In an interview with Reuters last week, crypto firm Ripple’s chief legal officer, Stu Alderoty, called the concept of a “skinny” master account with the Federal Reserve “an attractive idea” that “should give traditional banks some comfort.”
It remains unclear, at the time of the interview, whether he knew that traditional banks, apparently, will be the only institutions receiving them.
Fed Gov. Christopher Waller, on a panel Thursday for an event with the Bank of Canada, sought to clarify what he saw as a “misunderstanding” about the skinny accounts, which would offer tailored functionality for various tiers of institutions.
“There’s a misunderstanding out there that just a fintech can show up and say, ‘Hey, I’d like a skinny master account.’ No. You’ve got to be an eligible depository institution,” Waller said Thursday in Ottawa. “So it is technically, you have to have a bank charter. So if you’re not a bank, you don’t have a bank charter, you don’t have the right to ask for one at all.”

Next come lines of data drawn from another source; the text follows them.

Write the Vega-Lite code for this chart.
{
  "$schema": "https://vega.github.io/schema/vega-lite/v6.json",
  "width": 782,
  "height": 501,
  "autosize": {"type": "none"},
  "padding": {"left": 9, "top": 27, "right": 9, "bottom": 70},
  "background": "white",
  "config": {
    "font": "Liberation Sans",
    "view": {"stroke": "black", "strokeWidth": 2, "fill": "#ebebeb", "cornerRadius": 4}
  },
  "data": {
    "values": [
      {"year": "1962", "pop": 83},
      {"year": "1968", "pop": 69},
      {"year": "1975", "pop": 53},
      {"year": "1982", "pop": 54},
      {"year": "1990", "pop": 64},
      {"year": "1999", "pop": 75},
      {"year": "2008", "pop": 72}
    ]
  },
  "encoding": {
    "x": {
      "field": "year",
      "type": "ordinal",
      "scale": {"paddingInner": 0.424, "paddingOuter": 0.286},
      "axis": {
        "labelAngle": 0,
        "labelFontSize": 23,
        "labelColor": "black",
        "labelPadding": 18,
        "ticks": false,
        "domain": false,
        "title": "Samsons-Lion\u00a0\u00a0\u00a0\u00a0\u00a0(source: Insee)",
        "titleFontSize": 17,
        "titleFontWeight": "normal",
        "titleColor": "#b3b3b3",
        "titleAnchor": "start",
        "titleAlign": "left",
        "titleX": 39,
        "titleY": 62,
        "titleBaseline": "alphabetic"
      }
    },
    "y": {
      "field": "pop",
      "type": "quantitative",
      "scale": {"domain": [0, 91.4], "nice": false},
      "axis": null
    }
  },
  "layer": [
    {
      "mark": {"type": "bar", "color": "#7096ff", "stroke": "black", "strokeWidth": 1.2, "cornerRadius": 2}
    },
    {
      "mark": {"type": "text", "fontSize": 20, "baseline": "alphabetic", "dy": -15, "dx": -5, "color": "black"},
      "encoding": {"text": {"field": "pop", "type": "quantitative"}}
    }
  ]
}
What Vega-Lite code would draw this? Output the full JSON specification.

For the record, Ripple applied for a skinny master account in July. It has also applied for a national trust charter with the Office of the Comptroller of the Currency. From Waller’s comments, it can be assumed Ripple wouldn’t receive one unless it first gets the other.
At a payments conference in Washington last month, Waller touted “a new era for the Federal Reserve in payments.”

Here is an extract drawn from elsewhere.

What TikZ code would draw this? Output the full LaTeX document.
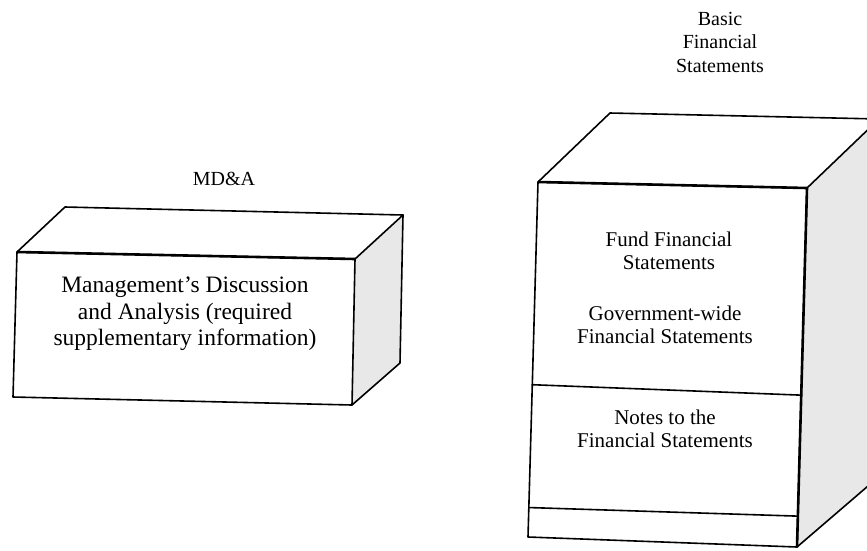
\documentclass[tikz,border=0pt]{standalone}
\usepackage{fontspec}
\setmainfont{Liberation Serif}
\usetikzlibrary{calc}
\tikzset{
  edge/.style={line width=1.6pt, line join=round, line cap=round},
  side/.style={fill=black!9},
  boxtext/.style={align=center, inner sep=0pt},
  labeltext/.style={align=center, inner sep=0pt, font=\fontsize{20}{23.5}\selectfont},
}
\begin{document}
\begin{tikzpicture}[x=1pt,y=-1pt]
\useasboundingbox (0,0) rectangle (867,550);
% ---------- left box (MD&A) ----------
\coordinate (lFTL) at (17,252);
\coordinate (lFTR) at (355,259);
\coordinate (lFBR) at (352,405);
\coordinate (lFBL) at (13,397);
\coordinate (lBTL) at (65,207);
\coordinate (lBTR) at (403,215);
\coordinate (lBBR) at (400,363);
\fill[side] (lFTR) -- (lBTR) -- (lBBR) -- (lFBR) -- cycle;
\draw[edge] (lFTL) -- (lBTL) -- (lBTR) -- (lFTR);
\draw[edge] (lBTR) -- (lBBR) -- (lFBR);
\draw[edge] (lFTL) -- (lFTR) -- (lFBR) -- (lFBL) -- cycle;
\draw[line width=2.6pt] (lFTL) -- (lFTR);
\node[labeltext] (mdna) at (224,179) {MD\&A};
\node[boxtext, font=\fontsize{23.5}{26.5}\selectfont] (mdtext) at (185,314)
  {Management’s Discussion\\and Analysis (required\\supplementary information)};
% ---------- right box (Basic Financial Statements) ----------
\begin{scope}
\clip (0,0) rectangle (867,550);
\coordinate (rFTL) at (538,182);
\coordinate (rFTR) at (807,188);
\coordinate (rFBR) at (797,547);
\coordinate (rFBL) at (528,537);
\coordinate (rBTL) at (610,113);
\coordinate (rBTR) at (879,119);
\coordinate (rBBR) at (875,480);
\fill[side] (rFTR) -- (rBTR) -- (rBBR) -- (rFBR) -- cycle;
\draw[edge] (rFTL) -- (rBTL) -- (rBTR) -- (rFTR);
\draw[edge] (rBTR) -- (rBBR) -- (rFBR);
\draw[edge] (rFTL) -- (rFTR) -- (rFBR) -- (rFBL) -- cycle;
\draw[line width=2.6pt] (rFTL) -- (rFTR);
\draw[line width=2.6pt] (rFTR) -- (rFBR);
\coordinate (d1l) at ($(rFTL)!0.571!(rFBL)$);
\coordinate (d1r) at ($(rFTR)!0.577!(rFBR)$);
\coordinate (d2l) at ($(rFTL)!0.917!(rFBL)$);
\coordinate (d2r) at ($(rFTR)!0.914!(rFBR)$);
\draw[edge] (d1l) -- (d1r);
\draw[edge] (d2l) -- (d2r);
\end{scope}
\node[labeltext] (bfs) at (720,42) {Basic\\Financial\\Statements};
\node[boxtext, font=\fontsize{21}{23.5}\selectfont] (fund) at (669,251) {Fund Financial\\Statements};
\node[boxtext, font=\fontsize{21}{23.5}\selectfont] (gov) at (665,325) {Government-wide\\Financial Statements};
\node[boxtext, font=\fontsize{21}{23.5}\selectfont] (notes) at (665,429) {Notes to the\\Financial Statements};
\end{tikzpicture}
\end{document}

“The [decentralized finance] industry is not viewed with suspicion or scorn,” he said at the time. “My view for the Fed from now on is embrace the disruption — don’t avoid it.”
Waller’s comments from Thursday, however, may give the impression the disruption, if skinny master accounts become a thing, will be minimal.

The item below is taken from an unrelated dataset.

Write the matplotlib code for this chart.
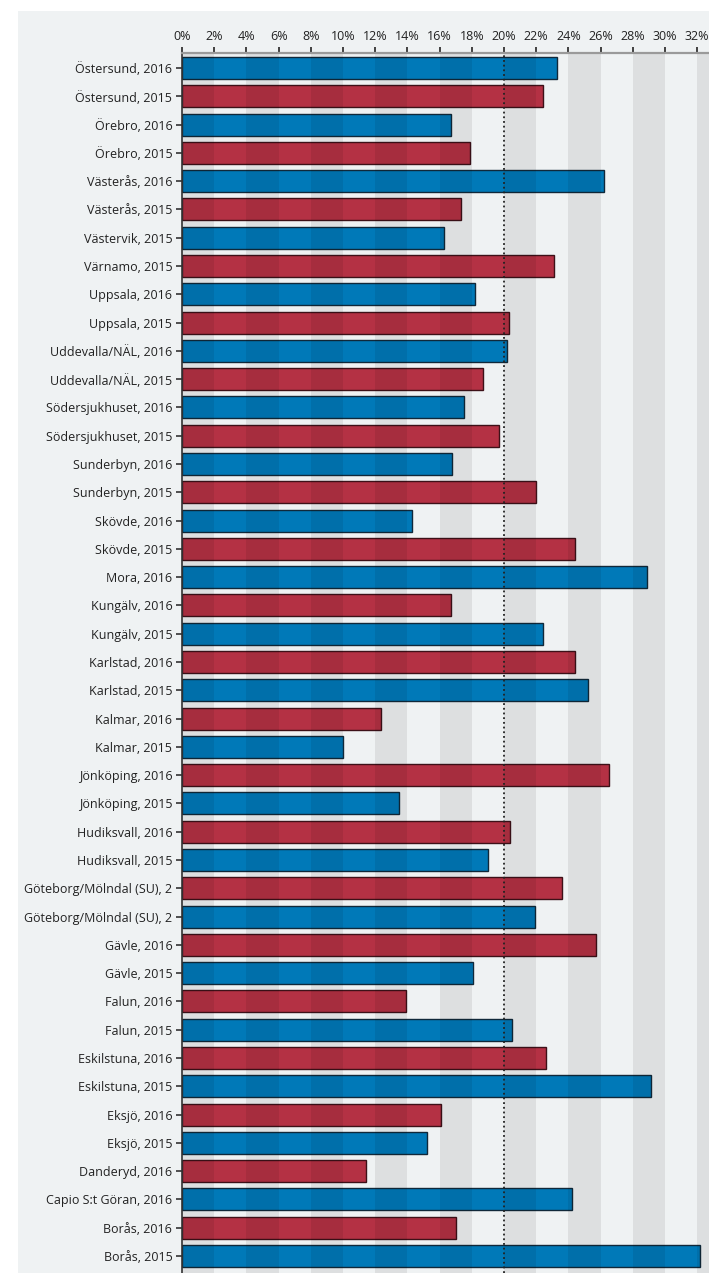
import matplotlib
matplotlib.use("Agg")
import matplotlib.pyplot as plt
from matplotlib.patches import Rectangle

plt.rcParams['font.family'] = ['Open Sans', 'DejaVu Sans']

labels = [
    "Östersund, 2016", "Östersund, 2015", "Örebro, 2016", "Örebro, 2015",
    "Västerås, 2016", "Västerås, 2015", "Västervik, 2015", "Värnamo, 2015",
    "Uppsala, 2016", "Uppsala, 2015", "Uddevalla/NÄL, 2016", "Uddevalla/NÄL, 2015",
    "Södersjukhuset, 2016", "Södersjukhuset, 2015", "Sunderbyn, 2016", "Sunderbyn, 2015",
    "Skövde, 2016", "Skövde, 2015", "Mora, 2016", "Kungälv, 2016",
    "Kungälv, 2015", "Karlstad, 2016", "Karlstad, 2015", "Kalmar, 2016",
    "Kalmar, 2015", "Jönköping, 2016", "Jönköping, 2015", "Hudiksvall, 2016",
    "Hudiksvall, 2015", "Göteborg/Mölndal (SU), 2", "Göteborg/Mölndal (SU), 2", "Gävle, 2016",
    "Gävle, 2015", "Falun, 2016", "Falun, 2015", "Eskilstuna, 2016",
    "Eskilstuna, 2015", "Eksjö, 2016", "Eksjö, 2015", "Danderyd, 2016",
    "Capio S:t Göran, 2016", "Borås, 2016", "Borås, 2015",
]

values = [
    23.3, 22.4, 16.7, 17.9,
    26.2, 17.3, 16.3, 23.1,
    18.2, 20.3, 20.2, 18.7,
    17.5, 19.7, 16.8, 22.0,
    14.3, 24.4, 28.9, 16.7,
    22.4, 24.4, 25.2, 12.35,
    10.0, 26.5, 13.5, 20.4,
    19.0, 23.6, 21.9, 25.7,
    18.1, 13.9, 20.5, 22.6,
    29.1, 16.1, 15.2, 11.4,
    24.2, 17.0, 32.2,
]

reference_line = 20
x_ticks = list(range(0, 33, 2))

blue, red = "#0079b8", "#b43144"
blue_edge, red_edge = "#10283a", "#3d1118"
colors = [blue if i % 2 == 0 else red for i in range(len(values))]
edges = [blue_edge if i % 2 == 0 else red_edge for i in range(len(values))]

W, H = 709, 1273
fig = plt.figure(figsize=(W / 100, H / 100), dpi=100)
fig.patch.set_facecolor("white")
fig.patches.append(Rectangle((18 / W, 0), 1 - 18 / W, 1 - 11 / H,
                             transform=fig.transFigure, color="#eff2f3",
                             zorder=-10, lw=0))

x0, ytop = 182, 53
ax = fig.add_axes([x0 / W, 0, 1 - x0 / W, (H - ytop) / H])
ax.set_zorder(1)
ax.set_facecolor("none")

px_per_unit = 16.1
ax.set_xlim(0, (W - x0) / px_per_unit)
row = (1256 - 68) / (len(values) - 1)
ax.set_ylim(len(values) - 1 + (H - 1256) / row, -(68 - ytop) / row)

ypos = list(range(len(values)))
ax.barh(ypos, values, height=0.78, color=colors, edgecolor=edges,
        linewidth=1.0, zorder=2)

# alternating column shading over the plot area
for k in range(0, 36, 4):
    ax.axvspan(k, k + 2, color="black", alpha=0.075, lw=0, zorder=3)

ax.axvline(reference_line, color="#222222", ls=(0, (1, 1.6)), lw=1.3, zorder=4)

for s in ("right", "bottom"):
    ax.spines[s].set_visible(False)
ax.spines["top"].set_color("#9a9a9a")
ax.spines["top"].set_linewidth(1.6)
ax.spines["top"].set_zorder(5)
ax.spines["left"].set_color("#333333")
ax.spines["left"].set_linewidth(1.2)
ax.spines["left"].set_zorder(5)

ax.xaxis.tick_top()
ax.set_xticks(x_ticks)
ax.set_xticklabels([f"{v}%" for v in x_ticks])
ax.set_yticks(ypos)
ax.set_yticklabels(labels)
ax.tick_params(axis="x", length=4, width=1.3, color="#333333",
               labelsize=9, labelcolor="#222222", pad=3)
ax.tick_params(axis="y", length=4, width=1.2, color="#333333",
               labelsize=9, labelcolor="#222222", pad=3)

fig.savefig("out.png", dpi=100, facecolor="white")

“It’s going to bring new players,” he told the Canadian event’s attendees.
But if fintechs that don’t currently hold a banking charter applied for a skinny master account thinking they’d be welcome, perhaps the initial miscommunication lies here.
Waller last month said “the payment account would be available to all institutions that are legally eligible for an account and would be beneficial for those focused primarily on payment innovations.”
Failing to expound upon legal eligibility arguably may have given some potential applicants false hope.
Anyone who has followed the five-year attempt by Custodia to obtain a Fed master account, which enables approved institutions to settle transactions, hold reserves and send payments directly through the Fed’s system — rather than needing an intermediary bank for that — can sense its value.
An appeals court last month denied Custodia, a Wyoming-based special-purpose depository institution, a path to a full Fed master account (after the Fed rejected it twice).
Waller’s comments Thursday leave in question whether state-chartered SPDIs would be eligible for the skinny version.
Waller on Thursday labeled the full master account “a gold medal.” But he argued that a financial system that creates tiers of banks according to risk may also benefit from a tiered master account.
“Why do we have the gold medal for everyone? In other words, why don’t we say if you’re a tier 1 bank, you get the gold medal, you get the full-service, luxury master account. If you come down a notch, you’ve got a few other issues that we’re concerned about, we can shrink the properties of the master account in terms of what you can do using that account, and the same with tier 3, you can put on more restrictions,” Waller said. “The whole idea is, why do we have just one master account? You get it or you don’t. Why not just tailor this thing to the risk of the banks that are asking for it?”
A skinny master account would give lower-tiered banks access to some of the functionality of a master account, “but it doesn’t have all the bells and whistles,” Waller said Thursday.
“It’s not intended to be anything but a payment account,” Waller said. “The idea is to get away from one luxury payment account for everybody that we give it to … They’re all depository institutions, by the way.”